Link three – Painting – Beauty in the Brokenness – Kristin MacKenzie Hussey
Visual artist and co-owner of The Warren Collective in Leland, Hussey created a watercolor painting inspired by the uplifting angles of Davis’s song. From afar, Hussey’s bouquet looks like a vase of flowers, but look closer and see the vessel is broken. The artist shared, “I wanted to show that true beauty comes from when you let imperfections show through. There’s beauty in the authenticity of sharing those imperfections with others.”
Link four – Poem – Beauty in the Brokenness – Michelle Leask
As an artist, Leask usually works in applique beading, acrylic inks and creative storytelling. The poem she wrote in response to Hussey’s painting is the first she has publicly shared, and it inspired her to write more poetry. Leask finds it to be a joyful process that refreshingly juxtaposes her emotionally-charged day job.
Link five – Pottery – Untitled – Benjamin Maier
Potter and owner of Benjamin Maier Ceramics, Maier’s piece was inspired by Leask’s poem. Maier felt “The poem was a call to action. ‘Don’t give up,’ it said. ‘There is hope in the world if you’re willing to look for it.’” His goal was to create something with a rough, unglazed exterior and a glazed, smooth interior. The vessel is filled with lavender, a metaphor for his mother and the through line of love through the generations of his family.

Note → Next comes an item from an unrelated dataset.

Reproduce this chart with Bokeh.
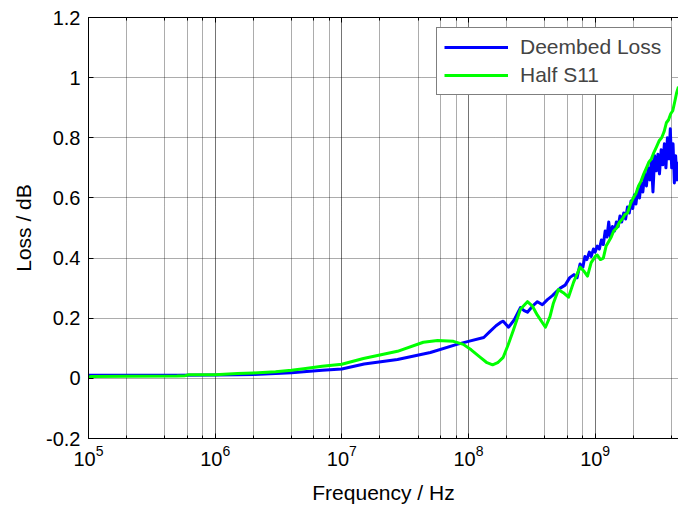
from bokeh.plotting import figure
from bokeh.models import Range1d, LogAxis, LogTicker, FixedTicker, Legend
from bokeh.embed import file_html
from bokeh.resources import INLINE

# ---- data ----
freq_deembed = [1e5, 2e5, 5e5, 1e6, 1.5e6, 2e6, 3e6, 4e6, 5e6, 7e6,
                1e7, 1.5e7, 2.75e7, 5e7, 8.1e7, 1e8, 1.32e8, 1.48e8, 1.65e8, 1.79e8,
                1.88e8, 2.07e8, 2.3e8, 2.57e8, 2.75e8, 2.92e8, 3.2e8, 3.5e8, 3.83e8, 4.2e8,
                4.6e8, 5.0e8, 5.3e8, 5.8e8, 6.3e8, 6.8e8, 7.2e8, 7.6e8, 8.0e8, 8.3e8, 8.6e8,
                9.0e8, 9.3e8, 9.7e8, 1.00e9, 1.04e9, 1.08e9, 1.12e9, 1.16e9, 1.20e9, 1.24e9,
                1.28e9, 1.32e9, 1.37e9, 1.42e9, 1.47e9, 1.52e9, 1.57e9, 1.62e9, 1.68e9, 1.74e9,
                1.80e9, 1.86e9, 1.92e9, 1.98e9, 2.04e9, 2.10e9, 2.17e9, 2.24e9, 2.31e9, 2.38e9,
                2.46e9, 2.54e9, 2.62e9, 2.70e9, 2.78e9, 2.86e9, 2.95e9, 3.04e9, 3.13e9, 3.22e9,
                3.32e9, 3.42e9, 3.52e9, 3.62e9, 3.72e9, 3.82e9, 3.92e9, 4.02e9, 4.12e9, 4.22e9,
                4.32e9, 4.42e9, 4.55e9]
loss_deembed = [0.010, 0.010, 0.010, 0.011, 0.012, 0.013, 0.016, 0.019, 0.022, 0.027,
                0.031, 0.048, 0.063, 0.086, 0.113, 0.123, 0.136, 0.156, 0.175, 0.186,
                0.190, 0.170, 0.195, 0.235, 0.225, 0.220, 0.240, 0.255, 0.245, 0.262,
                0.275, 0.290, 0.300, 0.310, 0.335, 0.345, 0.335, 0.380, 0.370, 0.405, 0.395,
                0.420, 0.405, 0.430, 0.420, 0.440, 0.430, 0.460, 0.445, 0.490, 0.470,
                0.520, 0.470, 0.505, 0.490, 0.520, 0.505, 0.540, 0.520, 0.550, 0.530,
                0.570, 0.550, 0.590, 0.565, 0.610, 0.580, 0.630, 0.600, 0.650, 0.620,
                0.680, 0.640, 0.700, 0.660, 0.725, 0.620, 0.740, 0.690, 0.745, 0.680,
                0.760, 0.710, 0.780, 0.700, 0.800, 0.730, 0.830, 0.700, 0.780, 0.650,
                0.740, 0.660, 0.720]

freq_s11 = [1e5, 1.05e5, 2e5, 5e5, 5.8e5, 6.2e5, 1e6, 1.5e6, 2e6, 3e6,
            4e6, 5e6, 7e6, 1e7, 1.48e7, 2.75e7, 4.4e7, 5.7e7, 7.6e7, 9.1e7,
            1.05e8, 1.24e8, 1.4e8, 1.55e8, 1.7e8, 1.88e8, 2.05e8, 2.26e8, 2.57e8, 2.92e8,
            3.2e8, 3.5e8, 4.05e8, 4.4e8, 4.68e8, 5.13e8, 5.6e8, 6.16e8, 6.76e8, 7.6e8,
            8.2e8, 8.7e8, 9.3e8, 1.00e9, 1.04e9, 1.10e9, 1.16e9, 1.22e9, 1.28e9, 1.34e9,
            1.40e9, 1.48e9, 1.56e9, 1.64e9, 1.72e9, 1.80e9, 1.90e9, 2.00e9, 2.10e9, 2.20e9,
            2.30e9, 2.42e9, 2.54e9, 2.66e9, 2.78e9, 2.90e9, 3.05e9, 3.20e9, 3.35e9, 3.50e9,
            3.65e9, 3.80e9, 3.95e9, 4.10e9, 4.25e9, 4.40e9, 4.55e9]
loss_s11 = [0.004, 0.006, 0.007, 0.008, 0.009, 0.012, 0.012, 0.016, 0.018, 0.022,
            0.027, 0.032, 0.040, 0.047, 0.066, 0.090, 0.120, 0.126, 0.123, 0.113,
            0.095, 0.070, 0.052, 0.045, 0.052, 0.070, 0.110, 0.160, 0.230, 0.255,
            0.240, 0.210, 0.170, 0.205, 0.250, 0.295, 0.285, 0.270, 0.320, 0.370,
            0.355, 0.340, 0.385, 0.405, 0.410, 0.395, 0.400, 0.440, 0.455, 0.470,
            0.490, 0.500, 0.520, 0.530, 0.545, 0.550, 0.580, 0.600, 0.615, 0.640,
            0.655, 0.680, 0.700, 0.720, 0.730, 0.750, 0.770, 0.790, 0.800, 0.820,
            0.850, 0.860, 0.880, 0.890, 0.920, 0.950, 0.970]

y_ticks = [-0.2, 0.0, 0.2, 0.4, 0.6, 0.8, 1.0, 1.2]
y_tick_labels = ["-0.2", "0", "0.2", "0.4", "0.6", "0.8", "1", "1.2"]

FONT = "Liberation Sans"

p = figure(width=678, height=506, x_axis_type="log",
           x_range=Range1d(1e5, 4.55e9), y_range=Range1d(-0.2, 1.2),
           min_border_left=88, min_border_right=0, min_border_top=17, min_border_bottom=67,
           output_backend="svg", toolbar_location=None,
           x_axis_label="Frequency / Hz", y_axis_label="Loss / dB")
p.outline_line_color = None
p.background_fill_color = "white"
p.border_fill_color = "white"

r1 = p.line(freq_deembed, loss_deembed, line_color="#0000ff", line_width=3, line_join="round")
r2 = p.line(freq_s11, loss_s11, line_color="#00ff00", line_width=3, line_join="round")

xt = LogTicker(desired_num_ticks=6)
p.xaxis.ticker = xt
p.yaxis.ticker = FixedTicker(ticks=y_ticks)
p.yaxis.major_label_overrides = dict(zip(y_ticks, y_tick_labels))

for ax in [p.xaxis[0], p.yaxis[0]]:
    ax.axis_line_color = "black"
    ax.axis_line_width = 1
    ax.major_tick_in = 5
    ax.major_tick_out = 0
    ax.minor_tick_in = 3
    ax.minor_tick_out = 0
    ax.major_tick_line_color = "black"
    ax.minor_tick_line_color = "black"
    ax.major_label_text_font = FONT
    ax.major_label_text_font_size = "20px"
    ax.major_label_text_color = "black"
    ax.axis_label_text_font = FONT
    ax.axis_label_text_font_size = "21px"
    ax.axis_label_text_font_style = "normal"
    ax.axis_label_text_color = "black"
p.yaxis.minor_tick_line_color = None
p.yaxis.major_label_standoff = 8
p.yaxis.axis_label_standoff = 8
p.xaxis.major_label_standoff = 6
p.xaxis.axis_label_standoff = 12

top = LogAxis(ticker=xt, major_label_text_font_size="2px", major_label_text_color=None,
              major_label_standoff=0,
              major_tick_in=5, major_tick_out=0, minor_tick_in=3, minor_tick_out=0,
              axis_line_color="black")
p.add_layout(top, "above")

p.xgrid.ticker = xt
p.xgrid.grid_line_color = "black"
p.xgrid.grid_line_alpha = 0.65
p.xgrid.grid_line_dash = "1 1"
p.xgrid.minor_grid_line_color = "black"
p.xgrid.minor_grid_line_alpha = 0.65
p.xgrid.minor_grid_line_dash = "1 1"
p.ygrid.grid_line_color = "black"
p.ygrid.grid_line_alpha = 0.65
p.ygrid.grid_line_dash = "1 1"

legend = Legend(items=[("Deembed Loss", [r1]), ("Half S11", [r2])], location=(348, 343))
legend.label_text_font = FONT
legend.label_text_font_size = "21px"
legend.glyph_width = 64
legend.glyph_height = 20
legend.label_height = 20
legend.label_width = 144
legend.label_standoff = 12
legend.spacing = 4
legend.padding = 7
legend.margin = 0
legend.border_line_color = "black"
legend.border_line_width = 1
legend.background_fill_alpha = 1
p.add_layout(legend, "center")

open("out.html", "w").write(file_html(p, INLINE))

Link six – Fabric Design – Infinity – Maggie Mielczarek
Artist and founder of Leland Gal, Mielczarek made a successful business out of her hand painted textiles. Although she only had a photo of Maier’s exterior work to go from and rarely uses purple in her work, she picked up on its hue in the exterior tone and incorporated it, along with other jewel tones. She named the design “Infinity” in reference to both the repeating circles within the design and the general way textile design begins with individual pieces that are painted on and then rearranged. “The piece repeats itself over and over into infinity,” Mielczarek said.

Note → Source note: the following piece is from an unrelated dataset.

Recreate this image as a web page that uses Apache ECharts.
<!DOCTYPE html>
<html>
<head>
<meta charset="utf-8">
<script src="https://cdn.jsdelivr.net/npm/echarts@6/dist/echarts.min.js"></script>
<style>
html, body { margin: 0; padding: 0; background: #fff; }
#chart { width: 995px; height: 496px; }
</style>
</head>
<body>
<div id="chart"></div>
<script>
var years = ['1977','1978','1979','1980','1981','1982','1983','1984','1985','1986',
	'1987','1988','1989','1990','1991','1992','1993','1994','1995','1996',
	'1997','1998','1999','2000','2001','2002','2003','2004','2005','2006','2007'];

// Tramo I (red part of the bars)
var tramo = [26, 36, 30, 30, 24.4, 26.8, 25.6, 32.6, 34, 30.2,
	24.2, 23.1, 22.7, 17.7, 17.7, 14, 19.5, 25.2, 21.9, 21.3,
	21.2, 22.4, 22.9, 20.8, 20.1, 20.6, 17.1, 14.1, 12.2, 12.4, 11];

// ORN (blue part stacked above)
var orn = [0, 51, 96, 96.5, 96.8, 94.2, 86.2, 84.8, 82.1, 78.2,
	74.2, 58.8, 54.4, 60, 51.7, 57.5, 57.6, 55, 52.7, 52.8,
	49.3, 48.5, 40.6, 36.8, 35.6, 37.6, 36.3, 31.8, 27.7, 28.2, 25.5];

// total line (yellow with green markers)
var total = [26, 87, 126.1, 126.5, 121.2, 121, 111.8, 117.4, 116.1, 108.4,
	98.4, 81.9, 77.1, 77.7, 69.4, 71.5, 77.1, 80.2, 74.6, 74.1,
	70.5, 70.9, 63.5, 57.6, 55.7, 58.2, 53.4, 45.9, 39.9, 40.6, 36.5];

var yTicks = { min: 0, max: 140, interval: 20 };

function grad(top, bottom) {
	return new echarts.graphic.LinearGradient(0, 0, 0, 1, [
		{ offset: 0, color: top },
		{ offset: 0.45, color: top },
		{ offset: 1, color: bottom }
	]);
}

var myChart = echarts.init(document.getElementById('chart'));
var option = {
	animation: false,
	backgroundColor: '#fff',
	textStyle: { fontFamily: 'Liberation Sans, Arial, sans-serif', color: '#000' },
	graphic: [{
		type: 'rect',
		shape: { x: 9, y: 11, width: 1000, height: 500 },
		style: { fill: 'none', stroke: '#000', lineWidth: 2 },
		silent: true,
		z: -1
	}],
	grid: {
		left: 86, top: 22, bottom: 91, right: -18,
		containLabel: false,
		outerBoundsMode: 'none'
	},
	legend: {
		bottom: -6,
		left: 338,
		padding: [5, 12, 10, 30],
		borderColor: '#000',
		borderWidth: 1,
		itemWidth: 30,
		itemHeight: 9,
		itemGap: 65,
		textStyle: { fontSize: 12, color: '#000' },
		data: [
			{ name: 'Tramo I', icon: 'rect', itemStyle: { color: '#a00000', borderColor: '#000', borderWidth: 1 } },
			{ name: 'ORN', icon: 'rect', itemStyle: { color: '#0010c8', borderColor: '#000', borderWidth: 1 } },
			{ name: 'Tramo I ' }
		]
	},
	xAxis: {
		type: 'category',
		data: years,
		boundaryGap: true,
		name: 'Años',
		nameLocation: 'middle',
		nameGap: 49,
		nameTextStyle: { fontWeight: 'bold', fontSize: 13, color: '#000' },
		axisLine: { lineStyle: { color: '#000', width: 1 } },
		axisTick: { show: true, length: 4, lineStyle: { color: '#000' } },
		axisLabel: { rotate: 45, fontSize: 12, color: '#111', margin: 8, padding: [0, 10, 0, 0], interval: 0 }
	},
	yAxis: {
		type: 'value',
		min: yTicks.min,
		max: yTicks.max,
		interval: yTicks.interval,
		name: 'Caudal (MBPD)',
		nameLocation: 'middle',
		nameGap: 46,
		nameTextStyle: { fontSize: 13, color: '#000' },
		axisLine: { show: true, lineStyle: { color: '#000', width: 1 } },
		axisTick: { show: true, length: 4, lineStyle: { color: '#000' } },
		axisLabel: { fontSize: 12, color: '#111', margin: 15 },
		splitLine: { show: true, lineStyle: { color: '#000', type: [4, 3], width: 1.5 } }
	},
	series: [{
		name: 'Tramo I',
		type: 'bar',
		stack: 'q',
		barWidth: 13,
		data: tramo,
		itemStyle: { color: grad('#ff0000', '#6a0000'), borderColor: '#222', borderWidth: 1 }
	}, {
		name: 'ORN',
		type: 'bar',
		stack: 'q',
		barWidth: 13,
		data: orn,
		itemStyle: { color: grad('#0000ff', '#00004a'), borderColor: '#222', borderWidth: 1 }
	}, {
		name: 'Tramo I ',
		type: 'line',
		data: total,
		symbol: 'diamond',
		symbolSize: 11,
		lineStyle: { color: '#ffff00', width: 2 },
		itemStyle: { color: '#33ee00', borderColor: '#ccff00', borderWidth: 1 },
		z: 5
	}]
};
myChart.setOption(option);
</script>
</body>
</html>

Link seven – Ice cream – Blue Unicorn – Joe Welsh
Welsh expresses his creativity through ice cream. Founder of Milk & Honey on Front Street in Traverse City, Welsh is known for his clean ingredients and inventive flavors. He uses mostly organic and local ingredients to make his grass-fed ice cream, and Mielczarek’s fabric design helped him dream up a new flavor called Blue Unicorn. This blueberry, lavender, and orange ice cream will be available at Picnic in Leland, where some of his other flavors are available on a regular basis. Welsh said the project helped him to process subconscious thoughts. The purples and greens in her fabric reminded him of an aerial landscape, which got him thinking about what the fabric maker would eat to match the textile work.

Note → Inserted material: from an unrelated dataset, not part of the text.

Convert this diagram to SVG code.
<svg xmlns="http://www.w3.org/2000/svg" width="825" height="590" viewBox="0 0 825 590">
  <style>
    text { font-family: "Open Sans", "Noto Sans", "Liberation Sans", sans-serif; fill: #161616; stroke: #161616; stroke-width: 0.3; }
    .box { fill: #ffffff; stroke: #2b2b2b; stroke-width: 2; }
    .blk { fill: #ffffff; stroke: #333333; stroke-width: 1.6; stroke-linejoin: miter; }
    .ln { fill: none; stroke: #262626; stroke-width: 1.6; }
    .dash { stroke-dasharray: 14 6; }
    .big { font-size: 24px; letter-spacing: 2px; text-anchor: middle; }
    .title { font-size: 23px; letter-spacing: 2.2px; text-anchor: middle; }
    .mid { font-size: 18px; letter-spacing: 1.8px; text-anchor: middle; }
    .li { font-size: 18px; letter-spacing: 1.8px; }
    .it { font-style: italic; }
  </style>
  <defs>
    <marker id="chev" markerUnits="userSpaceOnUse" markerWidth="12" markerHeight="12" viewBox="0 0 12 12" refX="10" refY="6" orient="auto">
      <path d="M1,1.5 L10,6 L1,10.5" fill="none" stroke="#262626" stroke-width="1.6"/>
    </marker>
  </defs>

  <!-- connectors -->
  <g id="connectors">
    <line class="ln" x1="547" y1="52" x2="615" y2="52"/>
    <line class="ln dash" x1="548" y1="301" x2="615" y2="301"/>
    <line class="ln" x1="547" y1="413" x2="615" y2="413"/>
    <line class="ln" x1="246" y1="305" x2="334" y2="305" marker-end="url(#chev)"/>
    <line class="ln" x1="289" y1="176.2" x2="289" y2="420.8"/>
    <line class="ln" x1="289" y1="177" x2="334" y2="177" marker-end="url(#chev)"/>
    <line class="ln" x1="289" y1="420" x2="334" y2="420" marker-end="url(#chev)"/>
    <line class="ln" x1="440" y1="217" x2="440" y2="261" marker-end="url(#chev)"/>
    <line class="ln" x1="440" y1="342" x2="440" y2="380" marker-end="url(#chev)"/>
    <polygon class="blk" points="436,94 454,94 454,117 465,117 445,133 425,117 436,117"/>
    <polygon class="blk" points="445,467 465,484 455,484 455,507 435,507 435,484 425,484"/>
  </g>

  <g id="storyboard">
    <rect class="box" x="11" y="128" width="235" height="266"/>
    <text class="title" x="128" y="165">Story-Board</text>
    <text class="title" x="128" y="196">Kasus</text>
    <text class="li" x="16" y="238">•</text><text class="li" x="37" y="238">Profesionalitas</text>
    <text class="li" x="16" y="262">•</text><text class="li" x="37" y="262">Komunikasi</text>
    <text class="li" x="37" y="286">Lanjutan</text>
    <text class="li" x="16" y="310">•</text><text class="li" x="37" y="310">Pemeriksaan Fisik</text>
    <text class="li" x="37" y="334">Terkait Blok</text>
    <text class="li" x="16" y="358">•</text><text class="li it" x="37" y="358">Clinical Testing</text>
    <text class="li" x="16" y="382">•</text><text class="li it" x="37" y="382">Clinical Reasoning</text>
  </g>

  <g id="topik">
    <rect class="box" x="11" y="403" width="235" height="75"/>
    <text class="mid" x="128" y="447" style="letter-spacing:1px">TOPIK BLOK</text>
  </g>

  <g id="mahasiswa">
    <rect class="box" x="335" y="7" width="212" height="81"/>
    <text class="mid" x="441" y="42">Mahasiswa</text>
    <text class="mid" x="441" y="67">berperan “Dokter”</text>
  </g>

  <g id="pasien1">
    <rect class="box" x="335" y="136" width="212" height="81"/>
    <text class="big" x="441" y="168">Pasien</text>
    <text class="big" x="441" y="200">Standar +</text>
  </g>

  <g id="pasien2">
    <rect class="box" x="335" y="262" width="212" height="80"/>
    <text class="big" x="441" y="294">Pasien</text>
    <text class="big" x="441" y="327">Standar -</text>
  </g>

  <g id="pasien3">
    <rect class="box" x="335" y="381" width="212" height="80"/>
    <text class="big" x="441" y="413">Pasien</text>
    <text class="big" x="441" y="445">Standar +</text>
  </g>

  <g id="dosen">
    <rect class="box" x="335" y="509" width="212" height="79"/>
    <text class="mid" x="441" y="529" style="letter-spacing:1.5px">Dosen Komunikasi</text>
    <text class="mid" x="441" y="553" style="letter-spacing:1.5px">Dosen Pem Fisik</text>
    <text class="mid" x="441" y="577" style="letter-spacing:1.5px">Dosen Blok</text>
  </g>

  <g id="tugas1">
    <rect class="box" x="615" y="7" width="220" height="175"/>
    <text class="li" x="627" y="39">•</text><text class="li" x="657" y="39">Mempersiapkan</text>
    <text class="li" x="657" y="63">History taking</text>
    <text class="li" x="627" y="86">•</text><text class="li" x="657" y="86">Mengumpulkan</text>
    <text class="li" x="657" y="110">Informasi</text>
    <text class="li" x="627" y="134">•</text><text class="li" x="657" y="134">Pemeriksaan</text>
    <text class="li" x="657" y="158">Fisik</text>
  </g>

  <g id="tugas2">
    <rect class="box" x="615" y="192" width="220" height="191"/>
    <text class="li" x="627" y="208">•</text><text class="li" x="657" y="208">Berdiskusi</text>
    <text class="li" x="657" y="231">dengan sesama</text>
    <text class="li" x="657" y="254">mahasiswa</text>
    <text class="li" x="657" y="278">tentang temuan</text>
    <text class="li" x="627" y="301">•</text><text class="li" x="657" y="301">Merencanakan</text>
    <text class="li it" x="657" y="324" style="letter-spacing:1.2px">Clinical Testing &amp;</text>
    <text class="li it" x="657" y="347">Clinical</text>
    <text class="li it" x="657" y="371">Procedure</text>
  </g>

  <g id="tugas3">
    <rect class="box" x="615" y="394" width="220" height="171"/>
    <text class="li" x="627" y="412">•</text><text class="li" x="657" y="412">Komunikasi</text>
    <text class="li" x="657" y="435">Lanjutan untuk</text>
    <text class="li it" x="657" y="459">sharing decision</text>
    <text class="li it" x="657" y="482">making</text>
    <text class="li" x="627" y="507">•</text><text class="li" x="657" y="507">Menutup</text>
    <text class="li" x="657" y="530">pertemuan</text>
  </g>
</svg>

Find out about other similar threads in the chain as you view these works on the Consenses walk. There is no official end date for viewing, but it will only exist until one of the pieces is no longer available and the chain is broken. After listening to fellow artists share their perspectives and relating it back to his own piece, Hall concluded, “It was an attempt to find the beauty in brokenness, and I never articulated with that series of words, but when that came out today it resonated.”